After 12 regular-season games, the Notre Dame Fighting Irish are 11-1 and on the cusp of making their third trip in four years to the college football playoff — should a few things go their way this weekend. When the playoff rankings were released this week, the Irish were jumped by the Oklahoma State Cowboys less than 24 hours after we found out Brian Kelly was leaving for the LSU Tigers, and it really felt like people were trying to close the book on the 2021 Notre Dame football season.
That all took a drastic change on Wednesday.
Momentum from all over the Notre Dame universe for Marcus Freeman to be named the next head coach of the Irish came quickly and with a volume unseen in my lifetime. While Notre Dame athletic director Jack Swarbrick is certainly not someone that bends to the will of the masses — it honestly felt that any other move made was going to cause a mutiny by fans, players, and alumni.
It was destiny manifest, and it didn’t stop with Marcus Freeman. Tommy Rees staying on at Notre Dame as the offensive coordinator was what was next on the wish list by the Irish players. Tommy, as well as Marcus, had an offer from Brian Kelly to join him in Baton Rogue. On the surface, it would have been easy for Rees to leave. The elevation of Freeman meant a passing over of Tommy, and a lot of people could see that as a reason to head elsewhere — but Tommy didn’t leave. He announced that he was returning to Notre Dame and then gave a short, heartfelt speech to the team to let them know what he was doing.
The momentum continues.
In short order, more and more Notre Dame assistants took to social media to announce their decision to continue to coach at Notre Dame under Marcus Freeman. After Marcus and Tommy, the most important coach on the board was arguably Mike Elston. The defensive line coach and recruiting coordinator has been in South Bend since day one of the Brian Kelly era, and had been with Kelly since 2004 at Central Michigan. As far as the culture of the program is concerned and the entire “family feel” that surrounds it, Mike Elston and his wife Beth have been extremely important to the nurturing and implementation of that culture.

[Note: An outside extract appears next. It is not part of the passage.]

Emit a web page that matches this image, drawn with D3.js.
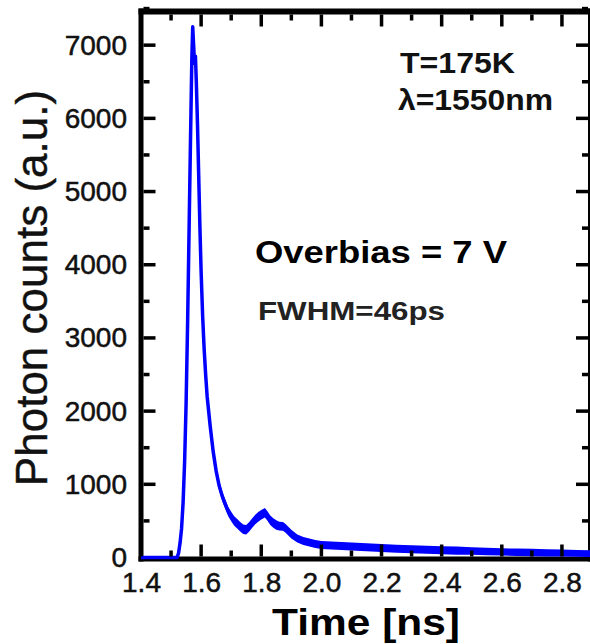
<!DOCTYPE html>
<html>
<head>
<meta charset="utf-8">
<script src="https://cdn.jsdelivr.net/npm/d3@7"></script>
<style>
  html, body { margin: 0; padding: 0; background: #fff; }
  svg { display: block; }
</style>
</head>
<body>
<svg id="chart" width="590" height="644"></svg>
<script>
// ---- data ----
const times = [1.40, 1.45, 1.50, 1.52, 1.525, 1.530, 1.535, 1.540, 1.545, 1.550, 1.555, 1.560, 1.565, 1.569, 1.572,
  1.575, 1.578, 1.581, 1.584, 1.588, 1.592, 1.596, 1.600, 1.605, 1.610, 1.615, 1.620, 1.630, 1.640, 1.650,
  1.660, 1.670, 1.680, 1.690, 1.700, 1.710, 1.720, 1.730, 1.740, 1.750, 1.760, 1.770, 1.780, 1.790, 1.800,
  1.812, 1.820, 1.830, 1.840, 1.850, 1.860, 1.872, 1.880, 1.890, 1.900, 1.920, 1.940, 1.960, 1.980, 2.000,
  2.050, 2.100, 2.150, 2.200, 2.250, 2.300, 2.350, 2.400, 2.450, 2.500, 2.550, 2.600, 2.650, 2.700, 2.750,
  2.800, 2.850, 2.900];
const counts = [0, 0, 0, 0, 60, 200, 400, 750, 1300, 2100, 3200, 4500, 5800, 6800, 7250,
  7000, 6750, 6850, 6500, 5900, 5200, 4500, 3900, 3300, 2850, 2500, 2200, 1800, 1450, 1180,
  980, 840, 730, 630, 560, 500, 460, 420, 385, 378, 420, 470, 520, 555, 585,
  610, 570, 510, 470, 445, 430, 425, 400, 360, 320, 260, 225, 205, 185, 170,
  160, 150, 140, 130, 120, 112, 105, 100, 94, 88, 82, 76, 72, 68, 64,
  60, 56, 52];
// half-width of the noisy band around the curve
const noise = [0, 0, 0, 0, 0, 0, 0, 0, 0, 0, 0, 0, 0, 0, 0,
  0, 0, 0, 0, 0, 0, 0, 10, 20, 30, 40, 50, 60, 65, 65,
  65, 65, 65, 65, 65, 65, 65, 65, 65, 65, 65, 65, 65, 65, 65,
  65, 65, 65, 65, 65, 60, 60, 60, 60, 60, 55, 55, 55, 55, 55,
  55, 55, 55, 55, 55, 55, 55, 55, 55, 52, 50, 50, 50, 50, 50,
  48, 46, 45];

const xMajor = [1.4, 1.6, 1.8, 2.0, 2.2, 2.4, 2.6, 2.8];
const xMinor = [1.5, 1.7, 1.9, 2.1, 2.3, 2.5, 2.7];
const yMajor = [0, 1000, 2000, 3000, 4000, 5000, 6000, 7000];
const yMinor = [500, 1500, 2500, 3500, 4500, 5500, 6500, 7500];
const xTitle = "Time [ns]";
const yTitle = "Photon counts (a.u.)";
const noteTemp = "T=175K";
const noteWave = "λ=1550nm";
const noteBias = "Overbias = 7 V";
const noteFwhm = "FWHM=46ps";

// ---- drawing ----
const FONT = "'Liberation Sans', Arial, Helvetica, sans-serif";
const svg = d3.select("#chart");
svg.append("rect").attr("width", 590).attr("height", 644).attr("fill", "#fff");

const x = d3.scaleLinear().domain([1.4, 2.9]).range([141, 592]);
const y = d3.scaleLinear().domain([0, 7460]).range([557.5, 11.5]);
const X0 = x(1.4), XR = 590.5, YB = y(0) + 1.5, YT = y.range()[1];

const data = times.map((t, i) => ({ t, c: counts[i], n: noise[i] }));

function box(x0, y0, w, h) {
  svg.append("rect").attr("x", x0).attr("y", y0).attr("width", w).attr("height", h).attr("fill", "#000");
}
// frame
box(X0 - 2.5, YT - 3, 5, YB + 2.5 - (YT - 3));
box(X0 - 2.5, YB - 2.5, 600 - X0, 5);
box(X0 - 2.5, YT - 3, 600 - X0, 6);
box(XR - 2.5, YT - 3, 5, YB + 2.5 - (YT - 3));

// curve: noise band + line
svg.append("path").datum(data)
  .attr("fill", "#0000ff")
  .attr("d", d3.area().x(d => x(d.t)).y0(d => y(Math.max(0, d.c - d.n))).y1(d => y(d.c + d.n)));
svg.append("path").datum(data)
  .attr("fill", "none").attr("stroke", "#0000ff").attr("stroke-width", 3.5).attr("stroke-linejoin", "round")
  .attr("d", d3.line().x(d => x(d.t)).y(d => y(d.c)));

// tick marks (inward), positioned with the scales
const MAJ = 12, MIN = 6, TW = 3.5;
xMajor.forEach(v => { box(x(v) - TW / 2, YB - 2.5 - MAJ, TW, MAJ); box(x(v) - TW / 2, YT + 3, TW, MAJ); });
xMinor.forEach(v => { box(x(v) - TW / 2, YB - 2.5 - MIN, TW, MIN); box(x(v) - TW / 2, YT + 3, TW, MIN); });
yMajor.slice(1).forEach(v => { box(X0 + 2.5, y(v) - TW / 2, MAJ, TW); box(XR - 2.5 - MAJ, y(v) - TW / 2, MAJ, TW); });
yMinor.forEach(v => { box(X0 + 2.5, y(v) - TW / 2, MIN, TW); box(XR - 2.5 - MIN, y(v) - TW / 2, MIN, TW); });

// tick labels through d3 axes
const gb = svg.append("g").attr("transform", `translate(0,${y(0)})`)
  .call(d3.axisBottom(x).tickValues(xMajor).tickSize(0).tickPadding(14.5).tickFormat(d3.format(".1f")));
gb.select(".domain").remove();
gb.selectAll(".tick line").remove();
gb.selectAll(".tick text").attr("font-family", FONT).attr("font-size", 28).attr("fill", "#111")
  .attr("stroke", "#111").attr("stroke-width", 0.5);

const gl = svg.append("g").attr("transform", `translate(${X0},0)`)
  .call(d3.axisLeft(y).tickValues(yMajor).tickSize(0).tickPadding(14).tickFormat(d3.format("d")));
gl.select(".domain").remove();
gl.selectAll(".tick line").remove();
gl.selectAll(".tick text").attr("font-family", FONT).attr("font-size", 28).attr("fill", "#111")
  .attr("stroke", "#111").attr("stroke-width", 0.5);

// titles
svg.append("text").text(xTitle)
  .attr("x", 366).attr("y", 635).attr("text-anchor", "middle")
  .attr("font-family", FONT).attr("font-weight", "bold").attr("font-size", 37)
  .attr("textLength", 188).attr("lengthAdjust", "spacingAndGlyphs").attr("fill", "#000");
svg.append("text").text(yTitle)
  .attr("transform", "translate(47,288) rotate(-90)").attr("text-anchor", "middle")
  .attr("font-family", FONT).attr("font-size", 44).attr("fill", "#111")
  .attr("stroke", "#111").attr("stroke-width", 0.4);

// annotations
function note(str, x0, base, size, len, color) {
  svg.append("text").text(str).attr("x", x0).attr("y", base)
    .attr("font-family", FONT).attr("font-weight", "bold").attr("font-size", size)
    .attr("textLength", len).attr("lengthAdjust", "spacingAndGlyphs").attr("fill", color);
}
note(noteTemp, 400, 73, 29, 115, "#111");
note(noteWave, 398, 110, 29, 155, "#111");
note(noteBias, 255, 263, 31, 252, "#000");
note(noteFwhm, 258, 320, 25, 187, "#222");
</script>
</body>
</html>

So four (Matt Balis included) of the most important coaches announced they are staying at Notre Dame, and it didn’t stop there. As of right now, the only coaches that have not openly declared that they are returning next year are Jeff Quinn, Brian Polian, and Del Alexander. It’s important to note, however, that none of those three are expected to leave Notre Dame before the end of the season either.
Not one Notre Dame assistant has been reported to be following Brian Kelly to LSU. While Jeff Quinn could eventually leave for LSU, it won’t be before the final whistle of the 2021 season.
How insane is that? Compare that to the Lincoln Riley situation with Oklahoma and USC, and we couldn’t have asked for a better outcome over the past few days. There was actually a possible issue of the playoff committee keeping Notre Dame out of the playoff — even if the games this weekend break the Irish way. The concern was that the protocol for selection would allow the committee to count Kelly’s departure against Notre Dame. That concern was actually protested by many writers out there that, for lack of a better term, are known “Notre Dame haters.”
The committee somehow turned Irish detractors into Irish proponents. The hiring of Marcus Freeman as the head coach not only makes the committee's point moot, it also was good enough to keep those same former detractors looking forward to some chaos to allow Notre Dame in the final four (for now).
This upcoming conference championship weekend is the most important conference championship weekend in Notre Dame football history — and that includes last year when the Irish PLAYED in the ACC Championship. What transpires this weekend could catapult the Irish into one of the truly fell good stories of the season. Just one month ago, this scenario would have been the grandest fan-fiction of all time — and it has a great chance of actually being a reality.
No matter where the Irish land in the postseason, this will likely be the most focused and motivated Notre Dame team in recent memory. The desire to play for the brotherhood of Notre Dame football, and for these loyal and beloved coaches, is something that makes the Irish better than what they were just a week ago with Brian Kelly at the helm.
It’s an exciting time, and a time that I didn’t think was possible. We are almost at the end of a season, and yet we are joyously celebrating the beginning of a new era at Notre Dame. For a university where the “greatest story ever told” usually means something different than a football season, it’s certainly on the table for the guys wearing the golden helmets.